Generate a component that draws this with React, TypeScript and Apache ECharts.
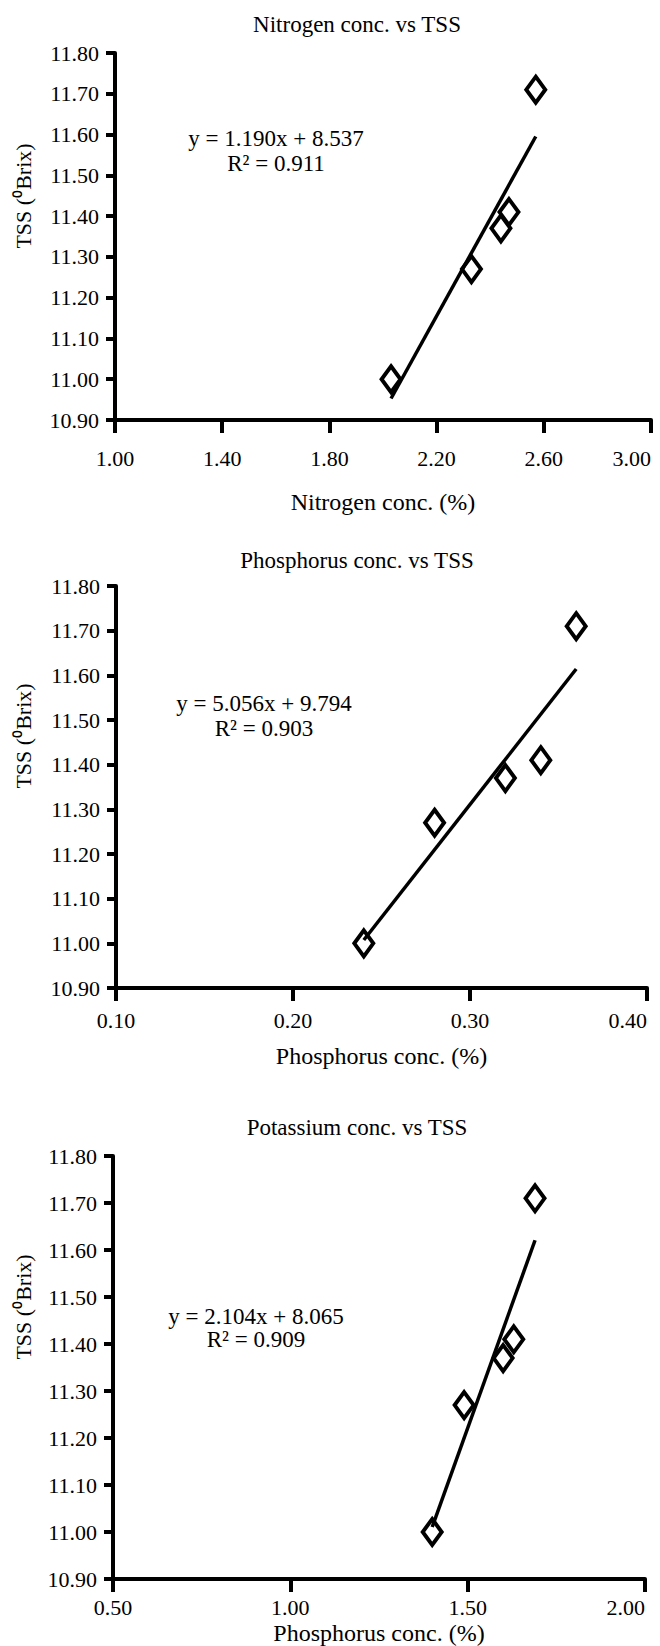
==
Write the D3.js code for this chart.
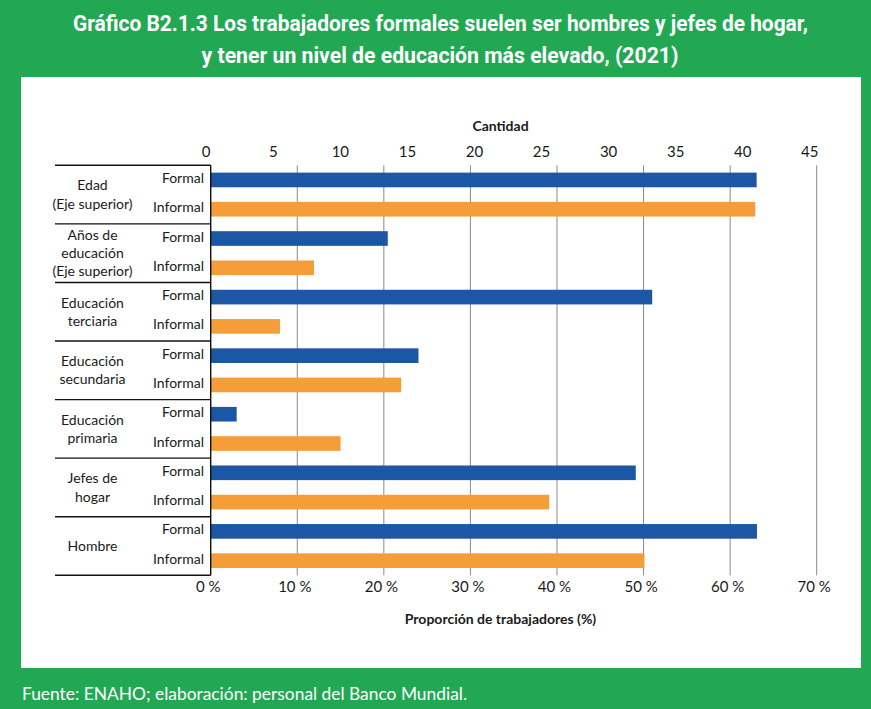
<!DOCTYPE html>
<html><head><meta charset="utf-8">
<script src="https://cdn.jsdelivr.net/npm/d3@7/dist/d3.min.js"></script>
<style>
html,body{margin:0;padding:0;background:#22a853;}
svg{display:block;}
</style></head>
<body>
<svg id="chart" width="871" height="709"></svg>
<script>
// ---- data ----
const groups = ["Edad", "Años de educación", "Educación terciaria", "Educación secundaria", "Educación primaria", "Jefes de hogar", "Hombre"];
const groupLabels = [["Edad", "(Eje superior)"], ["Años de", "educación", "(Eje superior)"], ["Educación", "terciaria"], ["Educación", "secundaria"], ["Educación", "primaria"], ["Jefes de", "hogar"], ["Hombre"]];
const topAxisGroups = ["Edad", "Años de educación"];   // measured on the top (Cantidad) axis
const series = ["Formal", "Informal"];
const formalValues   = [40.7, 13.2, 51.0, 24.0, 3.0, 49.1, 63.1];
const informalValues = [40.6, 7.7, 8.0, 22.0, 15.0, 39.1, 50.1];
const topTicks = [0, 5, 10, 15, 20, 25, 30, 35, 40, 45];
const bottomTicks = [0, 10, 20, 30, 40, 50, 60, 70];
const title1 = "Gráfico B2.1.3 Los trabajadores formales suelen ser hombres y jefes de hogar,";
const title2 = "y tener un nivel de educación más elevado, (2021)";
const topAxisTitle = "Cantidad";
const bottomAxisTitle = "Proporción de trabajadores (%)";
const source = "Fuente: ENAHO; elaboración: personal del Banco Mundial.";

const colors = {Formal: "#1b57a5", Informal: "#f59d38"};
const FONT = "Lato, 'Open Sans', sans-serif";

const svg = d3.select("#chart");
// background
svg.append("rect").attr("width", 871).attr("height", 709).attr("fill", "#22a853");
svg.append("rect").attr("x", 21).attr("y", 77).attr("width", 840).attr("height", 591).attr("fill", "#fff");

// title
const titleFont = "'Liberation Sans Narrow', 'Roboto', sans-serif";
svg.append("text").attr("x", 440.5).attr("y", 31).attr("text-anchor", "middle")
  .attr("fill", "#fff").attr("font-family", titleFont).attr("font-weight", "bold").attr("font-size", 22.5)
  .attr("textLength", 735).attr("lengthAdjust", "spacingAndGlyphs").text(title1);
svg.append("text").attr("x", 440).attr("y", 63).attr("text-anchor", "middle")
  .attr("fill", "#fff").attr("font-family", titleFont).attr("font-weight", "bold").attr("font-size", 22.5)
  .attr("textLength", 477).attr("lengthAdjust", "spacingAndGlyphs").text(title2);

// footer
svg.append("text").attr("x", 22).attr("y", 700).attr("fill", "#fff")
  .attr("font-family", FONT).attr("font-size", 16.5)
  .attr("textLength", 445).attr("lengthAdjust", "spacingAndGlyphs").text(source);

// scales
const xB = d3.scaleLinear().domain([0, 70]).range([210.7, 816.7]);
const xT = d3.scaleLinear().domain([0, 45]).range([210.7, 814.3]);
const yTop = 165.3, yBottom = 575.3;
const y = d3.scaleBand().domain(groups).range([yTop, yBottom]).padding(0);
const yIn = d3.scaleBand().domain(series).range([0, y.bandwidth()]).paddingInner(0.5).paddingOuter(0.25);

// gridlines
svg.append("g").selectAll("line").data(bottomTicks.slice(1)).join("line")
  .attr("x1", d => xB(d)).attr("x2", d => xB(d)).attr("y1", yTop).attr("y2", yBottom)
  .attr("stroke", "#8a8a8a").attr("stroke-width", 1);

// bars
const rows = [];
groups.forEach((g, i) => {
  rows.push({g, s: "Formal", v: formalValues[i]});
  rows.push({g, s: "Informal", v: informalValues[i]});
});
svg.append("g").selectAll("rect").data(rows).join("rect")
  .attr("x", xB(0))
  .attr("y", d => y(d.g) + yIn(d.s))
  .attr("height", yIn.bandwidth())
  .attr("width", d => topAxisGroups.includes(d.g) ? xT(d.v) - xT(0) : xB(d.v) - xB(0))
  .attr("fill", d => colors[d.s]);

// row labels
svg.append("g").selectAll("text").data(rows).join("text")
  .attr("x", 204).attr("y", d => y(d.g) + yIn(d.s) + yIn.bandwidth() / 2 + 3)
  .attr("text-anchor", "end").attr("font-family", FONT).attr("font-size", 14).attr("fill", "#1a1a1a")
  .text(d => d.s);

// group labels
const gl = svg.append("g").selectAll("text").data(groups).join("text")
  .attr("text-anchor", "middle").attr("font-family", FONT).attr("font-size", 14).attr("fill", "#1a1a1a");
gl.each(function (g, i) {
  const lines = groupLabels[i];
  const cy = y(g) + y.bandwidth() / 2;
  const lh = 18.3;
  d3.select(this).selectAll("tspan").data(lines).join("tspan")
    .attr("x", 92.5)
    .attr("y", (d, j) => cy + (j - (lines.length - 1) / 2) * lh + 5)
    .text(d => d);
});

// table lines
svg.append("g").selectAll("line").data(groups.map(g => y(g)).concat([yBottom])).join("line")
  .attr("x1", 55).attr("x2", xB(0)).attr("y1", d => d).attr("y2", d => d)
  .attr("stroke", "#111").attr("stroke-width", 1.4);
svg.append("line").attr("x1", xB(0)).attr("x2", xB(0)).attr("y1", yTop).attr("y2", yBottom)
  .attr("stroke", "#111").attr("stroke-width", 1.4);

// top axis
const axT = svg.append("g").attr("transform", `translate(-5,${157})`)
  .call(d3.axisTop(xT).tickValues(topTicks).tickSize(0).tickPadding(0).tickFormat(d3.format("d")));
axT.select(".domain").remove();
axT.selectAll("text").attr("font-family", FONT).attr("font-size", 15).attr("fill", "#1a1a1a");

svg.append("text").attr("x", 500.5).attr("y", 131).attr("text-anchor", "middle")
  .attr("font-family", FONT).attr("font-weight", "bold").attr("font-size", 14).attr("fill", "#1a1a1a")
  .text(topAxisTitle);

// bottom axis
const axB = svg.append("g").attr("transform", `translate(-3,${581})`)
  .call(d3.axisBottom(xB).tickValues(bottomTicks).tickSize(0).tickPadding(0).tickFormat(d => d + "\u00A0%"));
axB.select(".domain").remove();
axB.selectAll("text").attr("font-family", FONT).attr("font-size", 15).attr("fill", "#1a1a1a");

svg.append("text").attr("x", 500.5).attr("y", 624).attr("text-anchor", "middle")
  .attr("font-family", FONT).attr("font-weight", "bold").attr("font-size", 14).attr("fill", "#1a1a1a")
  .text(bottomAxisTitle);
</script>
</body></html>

◆ What is being asked:
Give only the number of lines above that hold the string "this".

◆ Full answer:
3